**Required work**
Restate the lines word for word, from the first line of the records through the line containing "import numpy as np". Leave out the pictures and anything after that line.

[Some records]

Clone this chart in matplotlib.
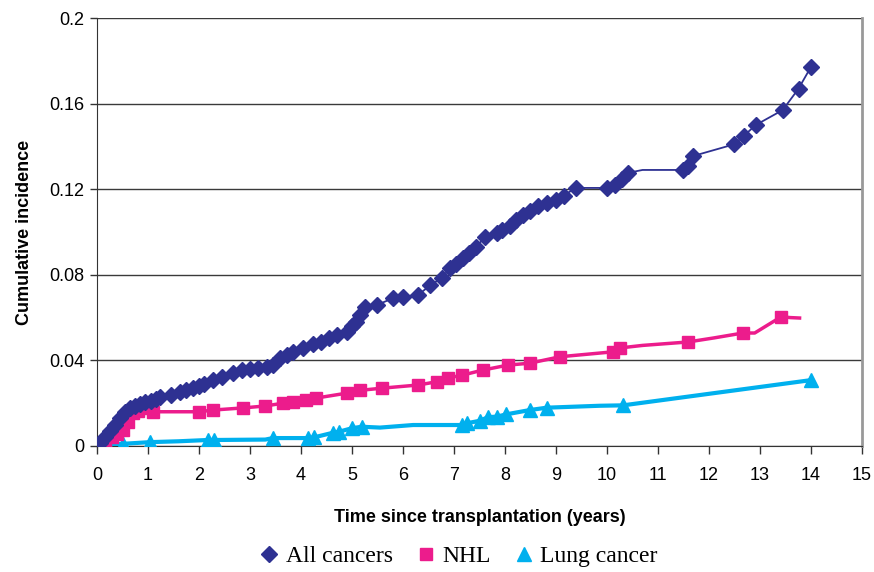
import matplotlib
matplotlib.use('Agg')
import matplotlib.pyplot as plt
import numpy as np

# data
all_x = [0, 0.06, 0.15, 0.25, 0.35, 0.45, 0.55, 0.65, 0.75, 0.85, 0.94, 1.05, 1.15, 1.24,
         1.45, 1.63, 1.75, 1.89, 2.0, 2.1, 2.28, 2.45, 2.67, 2.85, 3.0, 3.15, 3.33, 3.45,
         3.59, 3.72, 3.85, 4.05, 4.24, 4.4, 4.55, 4.7, 4.9, 5.0, 5.08, 5.15, 5.25, 5.5,
         5.8, 6.0, 6.3, 6.53, 6.76, 6.92, 7.05, 7.18, 7.3, 7.44, 7.61, 7.84, 7.95, 8.1,
         8.22, 8.36, 8.5, 8.65, 8.82, 9.0, 9.15, 9.39, 10.0, 10.16, 10.3, 10.41, 10.7,
         11.5, 11.6, 11.69, 12.5, 12.69, 12.92, 13.45, 13.76, 14.0]
all_y = [0, 0.0014, 0.004, 0.007, 0.010, 0.013, 0.016, 0.0178, 0.0188, 0.0198, 0.0207, 0.0212, 0.022, 0.023,
         0.0238, 0.0254, 0.026, 0.027, 0.028, 0.029, 0.031, 0.0322, 0.034, 0.0355, 0.036, 0.0365, 0.0368, 0.038,
         0.041, 0.0425, 0.044, 0.046, 0.0475, 0.0488, 0.0505, 0.052, 0.0534, 0.056, 0.058, 0.061, 0.065, 0.066,
         0.069, 0.0698, 0.0706, 0.075, 0.0785, 0.083, 0.085, 0.0878, 0.090, 0.093, 0.0978, 0.0995, 0.101, 0.103,
         0.1055, 0.108, 0.110, 0.112, 0.1134, 0.115, 0.117, 0.1206, 0.1206, 0.122, 0.125, 0.1276, 0.129,
         0.129, 0.131, 0.1355, 0.141, 0.145, 0.150, 0.157, 0.167, 0.177]
all_nomark = [68]

nhl_x = [0, 0.15, 0.3, 0.4, 0.5, 0.6, 0.7, 0.8, 0.9, 1.1, 2.0, 2.28, 2.87, 3.3, 3.65,
         3.85, 4.1, 4.3, 4.9, 5.16, 5.58, 6.3, 6.66, 6.88, 7.15, 7.57, 8.06, 8.49, 9.08,
         10.12, 10.25, 10.7, 11.59, 12.1, 12.67, 12.9, 13.42, 13.6, 13.78]
nhl_y = [0, 0.0014, 0.004, 0.0055, 0.0075, 0.011, 0.0154, 0.0165, 0.0178, 0.016, 0.016, 0.0168, 0.0178, 0.0187, 0.020,
         0.0205, 0.0215, 0.0224, 0.0247, 0.026, 0.027, 0.0285, 0.030, 0.0318, 0.033, 0.0355, 0.0378, 0.0387, 0.0417,
         0.044, 0.0458, 0.047, 0.0486, 0.0505, 0.0528, 0.0528, 0.0604, 0.060, 0.0598]
nhl_nomark = [31, 33, 35, 37, 38]

lung_x = [0, 0.2, 0.5, 1.04, 1.6, 2.17, 2.3, 3.3, 3.45, 4.14, 4.25, 4.63, 4.75, 5.0,
          5.19, 5.55, 6.2, 7.15, 7.25, 7.51, 7.67, 7.84, 8.03, 8.49, 8.82, 9.86, 10.32, 14.01]
lung_y = [0, 0.0005, 0.001, 0.0018, 0.0022, 0.0028, 0.0028, 0.003, 0.0037, 0.0037, 0.004, 0.0062, 0.0067, 0.0083,
          0.009, 0.0086, 0.0098, 0.0098, 0.0106, 0.0118, 0.0135, 0.0137, 0.0148, 0.0168, 0.0179, 0.0188, 0.019, 0.0308]
lung_nomark = [4, 7, 15, 16, 25]

xticks = list(range(0, 16))
yticks = [0, 0.04, 0.08, 0.12, 0.16, 0.2]
ytick_labels = ['0', '0.04', '0.08', '0.12', '0.16', '0.2']

navy = '#2E3192'
pink = '#EC1C8C'
cyan = '#00B0EE'


def marks(n, skip):
    return [i for i in range(n) if i not in skip]


fig = plt.figure(figsize=(8.74, 5.72), dpi=100)
ax = fig.add_axes([0.111, 0.2203, 0.875, 0.7482])

ax.plot(lung_x, lung_y, color=cyan, lw=3, marker='^', ms=10, mec=cyan,
        markevery=marks(len(lung_x), lung_nomark), label='Lung cancer', zorder=3)
ax.plot(nhl_x, nhl_y, color=pink, lw=2.5, marker='s', ms=8.5, mec=pink,
        markevery=marks(len(nhl_x), nhl_nomark), label='NHL', zorder=4)
ax.plot(all_x, all_y, color=navy, lw=1.3, marker='D', ms=8, mec=navy,
        markevery=marks(len(all_x), all_nomark), label='All cancers', zorder=5)

ax.set_xlim(0, 15)
ax.set_ylim(0, 0.2)
ax.set_xticks(xticks)
ax.set_yticks(yticks)
ax.set_yticklabels(ytick_labels)

tickfont = ['Liberation Sans Narrow', 'Liberation Sans']
for lab in ax.get_xticklabels() + ax.get_yticklabels():
    lab.set_family(tickfont)
    lab.set_fontsize(13)
ax.tick_params(axis='x', direction='out', length=6, width=1, pad=9, color='#333333')
ax.tick_params(axis='y', direction='out', length=5, width=1, pad=4, color='#333333')

ax.yaxis.grid(True, color='#3a3a3a', lw=1)
ax.set_axisbelow(True)
ax.spines['top'].set_visible(False)
ax.spines['right'].set_color('#999999')
ax.spines['right'].set_linewidth(2)
ax.spines['left'].set_color('#333333')
ax.spines['bottom'].set_color('#333333')

ax.set_xlabel('Time since transplantation (years)', fontsize=13, fontweight='bold',
              family=tickfont, labelpad=18)
ax.set_ylabel('Cumulative incidence', fontsize=13, fontweight='bold',
              family=tickfont, labelpad=12)

handles, labels = ax.get_legend_handles_labels()
order = [2, 1, 0]
leg = fig.legend([handles[i] for i in order], [labels[i] for i in order],
                 loc='center', bbox_to_anchor=(0.525, 0.027), ncol=3, frameon=False,
                 prop={'family': 'Liberation Serif', 'size': 17},
                 handlelength=0.8, handletextpad=0.3, columnspacing=1.0)
for h in leg.legend_handles:
    h.set_linestyle('none')

fig.savefig('out.png', dpi=100)
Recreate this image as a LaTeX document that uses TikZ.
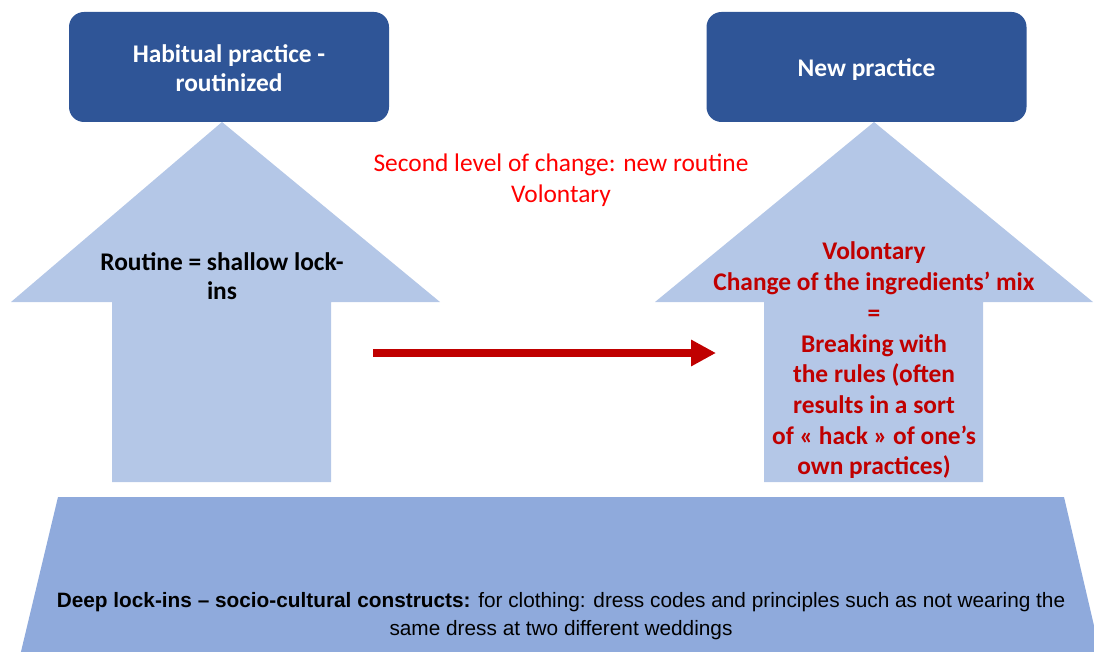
\documentclass[tikz,border=0pt]{standalone}
\usepackage{fontspec}
\setmainfont{Carlito}
\newfontfamily\arialfont{Liberation Sans}
\usetikzlibrary{arrows.meta}
\definecolor{boxblue}{HTML}{2F5597}
\definecolor{lightblue}{HTML}{B4C7E7}
\definecolor{baseblue}{HTML}{8FAADC}
\definecolor{darkred}{HTML}{C00000}
\tikzset{
  topbox/.style={draw=none, fill=boxblue, rounded corners=15pt, minimum width=320pt, minimum height=110pt, inner sep=0pt},
  boxtext/.style={text=white, font=\bfseries\fontsize{25.4}{29}\selectfont, align=center},
  uparrow/.style={fill=lightblue, draw=none},
  redtext/.style={text=red, font=\fontsize{25.4}{31}\selectfont, align=center},
  arrowtext/.style={font=\bfseries\fontsize{25.4}{29}\selectfont, align=center},
  changetext/.style={text=darkred, font=\bfseries\fontsize{25.4}{30.7}\selectfont, align=center},
  basetext/.style={font=\arialfont\fontsize{20.8}{28}\selectfont, align=center},
  redarrow/.style={draw=darkred, line width=8pt, -{Triangle[length=25pt,width=25pt]}}
}
\begin{document}
\begin{tikzpicture}[x=1pt,y=-1pt]
\useasboundingbox (0,0) rectangle (1094,652);
% base trapezoid
\fill[baseblue] (58,497) -- (1064,497) -- (1102,660) -- (19,660) -- cycle;
% up arrows
\fill[uparrow] (222,122) -- (440,302) -- (331,302) -- (331,482) -- (112,482) -- (112,302) -- (11,302) -- cycle;
\fill[uparrow] (874,122) -- (1093,302) -- (983,302) -- (983,482) -- (764,482) -- (764,302) -- (655,302) -- cycle;
% top boxes
\node[topbox] (habit) at (229,67) {};
\node[boxtext] (habittext) at (229,68) {Habitual practice -\\routinized};
\node[topbox] (new) at (866.5,67) {};
\node[boxtext] (newtext) at (866.5,70) {New practice};
% texts
\node[redtext] (second) at (561,180) {Second level of change: new routine\\Volontary};
\node[arrowtext] (routine) at (222,276.5) {Routine = shallow lock-\\ins};
\node[changetext] (change) at (874,360.5) {Volontary\\Change of the ingredients’ mix\\=\\Breaking with\\the rules (often\\results in a sort\\of « hack » of one’s\\own practices)};
\node[basetext] (deep) at (561,616) {\textbf{Deep lock-ins – socio-cultural constructs:} for clothing: dress codes and principles such as not wearing the\\same dress at two different weddings};
% red arrow
\coordinate (rs) at (373,353);
\coordinate (re) at (716,353);
\draw[redarrow] (rs) -- (re);
\end{tikzpicture}
\end{document}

**Answer below**
Clone this chart in matplotlib.
import matplotlib
matplotlib.use('Agg')
import matplotlib.pyplot as plt
import numpy as np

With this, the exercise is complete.